§ **Exercise requirements**
Gather the lines below that include the string "drawn", copying each in full.

§ **Source material**
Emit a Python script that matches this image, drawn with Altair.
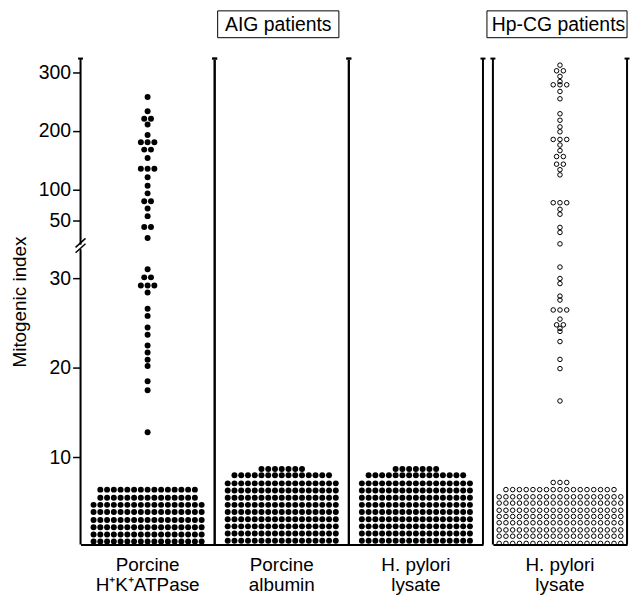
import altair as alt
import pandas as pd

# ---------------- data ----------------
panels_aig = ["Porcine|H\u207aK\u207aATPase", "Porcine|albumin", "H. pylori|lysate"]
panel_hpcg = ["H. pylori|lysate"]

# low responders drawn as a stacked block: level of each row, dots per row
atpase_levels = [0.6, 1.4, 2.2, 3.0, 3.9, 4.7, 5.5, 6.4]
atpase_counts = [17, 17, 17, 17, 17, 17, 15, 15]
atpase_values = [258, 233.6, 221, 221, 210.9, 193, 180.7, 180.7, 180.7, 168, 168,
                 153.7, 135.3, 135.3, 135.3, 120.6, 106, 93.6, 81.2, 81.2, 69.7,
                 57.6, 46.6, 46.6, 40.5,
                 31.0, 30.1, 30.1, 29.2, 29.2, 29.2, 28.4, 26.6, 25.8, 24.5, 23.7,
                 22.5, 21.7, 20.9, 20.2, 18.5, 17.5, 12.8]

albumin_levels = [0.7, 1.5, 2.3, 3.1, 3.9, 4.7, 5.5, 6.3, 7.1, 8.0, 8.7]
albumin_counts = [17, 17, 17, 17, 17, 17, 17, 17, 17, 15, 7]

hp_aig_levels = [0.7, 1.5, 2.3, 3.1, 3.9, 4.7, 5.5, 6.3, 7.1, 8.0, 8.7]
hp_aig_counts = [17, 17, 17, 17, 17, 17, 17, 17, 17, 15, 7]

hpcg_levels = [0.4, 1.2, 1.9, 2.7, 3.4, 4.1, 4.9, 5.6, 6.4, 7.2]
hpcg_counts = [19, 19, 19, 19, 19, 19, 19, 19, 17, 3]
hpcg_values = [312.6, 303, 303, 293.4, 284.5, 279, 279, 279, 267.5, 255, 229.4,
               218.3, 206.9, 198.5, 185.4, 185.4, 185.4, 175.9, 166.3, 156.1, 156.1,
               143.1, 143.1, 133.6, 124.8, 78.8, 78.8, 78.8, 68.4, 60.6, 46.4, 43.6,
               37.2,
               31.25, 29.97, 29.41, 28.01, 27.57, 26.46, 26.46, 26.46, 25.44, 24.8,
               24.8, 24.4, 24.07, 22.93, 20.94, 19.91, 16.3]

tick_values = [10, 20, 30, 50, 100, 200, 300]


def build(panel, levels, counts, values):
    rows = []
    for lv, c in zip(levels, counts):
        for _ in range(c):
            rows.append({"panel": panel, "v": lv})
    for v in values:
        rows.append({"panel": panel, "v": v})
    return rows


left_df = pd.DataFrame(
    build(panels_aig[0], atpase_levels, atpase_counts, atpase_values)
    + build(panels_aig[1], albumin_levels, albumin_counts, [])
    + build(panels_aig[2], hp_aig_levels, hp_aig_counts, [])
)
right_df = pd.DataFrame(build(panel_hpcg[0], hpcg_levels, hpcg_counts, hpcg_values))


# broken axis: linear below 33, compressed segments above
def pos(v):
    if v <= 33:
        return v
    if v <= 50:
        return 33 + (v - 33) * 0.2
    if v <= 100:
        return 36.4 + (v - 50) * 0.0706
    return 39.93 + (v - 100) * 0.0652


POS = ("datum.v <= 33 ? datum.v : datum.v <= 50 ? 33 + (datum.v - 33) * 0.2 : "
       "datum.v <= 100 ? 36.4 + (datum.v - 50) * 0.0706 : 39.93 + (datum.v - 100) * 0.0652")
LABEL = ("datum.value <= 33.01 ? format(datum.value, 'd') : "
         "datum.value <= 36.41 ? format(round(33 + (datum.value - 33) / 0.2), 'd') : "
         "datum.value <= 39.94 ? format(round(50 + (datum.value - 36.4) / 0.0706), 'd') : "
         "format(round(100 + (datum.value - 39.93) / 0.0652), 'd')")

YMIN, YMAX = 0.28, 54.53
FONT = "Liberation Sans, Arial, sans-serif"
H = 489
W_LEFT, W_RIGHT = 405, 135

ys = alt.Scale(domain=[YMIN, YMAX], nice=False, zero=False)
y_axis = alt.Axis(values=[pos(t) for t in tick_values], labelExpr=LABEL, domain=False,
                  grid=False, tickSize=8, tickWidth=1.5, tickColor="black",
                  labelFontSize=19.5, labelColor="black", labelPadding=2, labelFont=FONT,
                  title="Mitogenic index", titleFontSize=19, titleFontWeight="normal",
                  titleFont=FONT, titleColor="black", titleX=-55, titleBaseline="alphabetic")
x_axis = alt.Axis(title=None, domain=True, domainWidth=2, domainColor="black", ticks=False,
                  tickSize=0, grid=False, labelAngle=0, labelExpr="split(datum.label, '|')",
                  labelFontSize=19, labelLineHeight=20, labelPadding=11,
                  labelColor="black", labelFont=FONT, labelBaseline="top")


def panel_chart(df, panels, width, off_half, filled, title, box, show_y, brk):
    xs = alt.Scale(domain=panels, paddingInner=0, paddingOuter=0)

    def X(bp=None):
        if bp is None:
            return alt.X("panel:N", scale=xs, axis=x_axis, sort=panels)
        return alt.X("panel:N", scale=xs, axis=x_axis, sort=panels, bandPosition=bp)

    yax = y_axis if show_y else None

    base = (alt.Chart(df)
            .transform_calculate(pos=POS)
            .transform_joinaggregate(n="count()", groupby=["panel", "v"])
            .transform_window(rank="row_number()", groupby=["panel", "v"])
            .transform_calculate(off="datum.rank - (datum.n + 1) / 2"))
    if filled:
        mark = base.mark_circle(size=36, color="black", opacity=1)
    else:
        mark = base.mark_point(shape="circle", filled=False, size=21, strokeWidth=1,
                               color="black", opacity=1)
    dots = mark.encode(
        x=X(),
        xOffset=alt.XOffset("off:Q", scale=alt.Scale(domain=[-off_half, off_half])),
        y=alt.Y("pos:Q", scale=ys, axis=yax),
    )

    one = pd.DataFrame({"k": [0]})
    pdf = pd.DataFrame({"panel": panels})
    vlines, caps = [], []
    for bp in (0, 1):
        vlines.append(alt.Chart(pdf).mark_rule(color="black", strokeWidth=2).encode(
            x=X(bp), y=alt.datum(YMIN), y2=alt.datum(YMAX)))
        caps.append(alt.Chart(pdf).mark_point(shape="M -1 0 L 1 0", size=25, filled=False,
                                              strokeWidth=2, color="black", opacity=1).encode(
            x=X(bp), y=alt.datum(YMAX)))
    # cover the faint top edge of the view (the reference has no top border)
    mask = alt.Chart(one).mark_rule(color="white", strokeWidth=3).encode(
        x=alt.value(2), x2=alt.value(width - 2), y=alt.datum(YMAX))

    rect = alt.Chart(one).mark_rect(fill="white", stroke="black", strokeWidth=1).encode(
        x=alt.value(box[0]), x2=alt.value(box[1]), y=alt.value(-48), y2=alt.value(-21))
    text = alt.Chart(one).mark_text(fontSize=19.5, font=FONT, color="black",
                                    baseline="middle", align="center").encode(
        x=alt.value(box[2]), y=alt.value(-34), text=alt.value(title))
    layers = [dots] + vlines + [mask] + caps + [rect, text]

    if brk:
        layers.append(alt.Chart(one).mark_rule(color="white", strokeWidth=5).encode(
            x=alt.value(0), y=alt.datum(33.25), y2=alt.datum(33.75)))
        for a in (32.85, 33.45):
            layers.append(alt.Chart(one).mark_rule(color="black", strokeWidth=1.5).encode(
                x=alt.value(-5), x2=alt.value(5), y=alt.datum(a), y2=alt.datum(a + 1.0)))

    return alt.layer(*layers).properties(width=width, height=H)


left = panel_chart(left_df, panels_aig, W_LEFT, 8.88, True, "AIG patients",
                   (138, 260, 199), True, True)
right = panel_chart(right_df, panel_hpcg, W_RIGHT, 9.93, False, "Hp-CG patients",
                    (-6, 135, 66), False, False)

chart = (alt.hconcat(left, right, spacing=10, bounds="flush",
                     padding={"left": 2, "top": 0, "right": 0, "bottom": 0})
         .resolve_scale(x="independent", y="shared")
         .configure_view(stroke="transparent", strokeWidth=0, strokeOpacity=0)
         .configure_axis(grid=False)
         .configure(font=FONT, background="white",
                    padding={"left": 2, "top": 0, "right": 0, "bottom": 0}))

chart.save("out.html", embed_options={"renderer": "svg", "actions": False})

§ **Result for this task**
Emit a Python script that matches this image, drawn with Altair.
# low responders drawn as a stacked block: level of each row, dots per row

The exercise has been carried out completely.